1 ½ teaspoons McCormick® Pure Almond Extract, divided
½ cup vanilla buttercream frosting (55 g), plus more as needed
16 oz yellow candy melts (450 g)
yellow and orange circular sprinkle
black cookie icing
20 cake pop sticks
dried white rice
How to Make It
Preheat the oven to 350°F (180°C). Grease a 9x13-inch baking pan with nonstick spray. Line a baking sheet with parchment paper.
In a large bowl, whisk together the cake mix, eggs, water, vegetable oil, and 1 teaspoon McCormick® Pure Almond Extract until smooth. Pour the batter into the prepared pan.
Bake the cake for 25 minutes, or until a toothpick inserted into the center comes out clean. Remove from the oven and let cool completely, about 20 minutes.
Break apart the cake into a large bowl until finely crumbled. Add the buttercream and remaining ½ teaspoon McCormick® Pure Almond Extract, and mix until the crumbs hold together when pressed between your hands. Divide the mixture into approximately 20 2-inch balls and place on the prepared baking sheet.
Dip the cake pop sticks in the buttercream, then stick in the center of each ball. Freeze the cake pops for at least 2 hours, or overnight.
Decorate the cake pops: Fill a glass to the top with dried rice.
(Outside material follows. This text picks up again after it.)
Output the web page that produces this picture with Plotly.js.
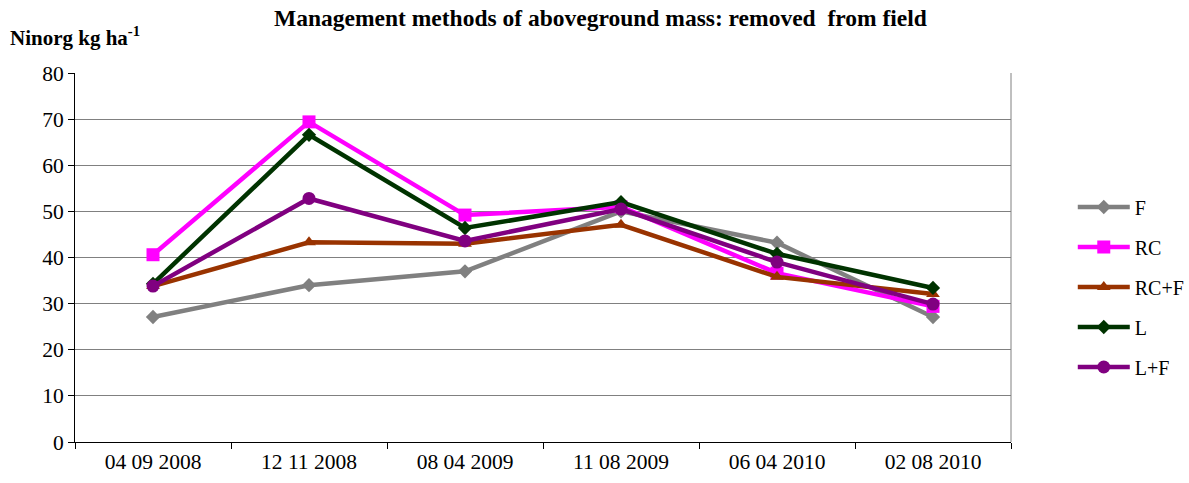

Add the yellow candy melts to a medium bowl and melt according to the package instructions.
Working in batches, dip the frozen cake pops in the melted candy, coating completely all the way to where the cake and stick meet. Place the sticks in the glass of dried rice and let the chocolate harden completely, 3–5 minutes.
Once the candy melts have hardened, dip a toothpick in the melted candy and stick the orange and yellow sprinkles and yellow candies onto the pops to look like beaks, feathers, and feet. Dip another toothpick into the black icing and dollop small eyes onto the cake pops. Let harden for another 3–5 minutes.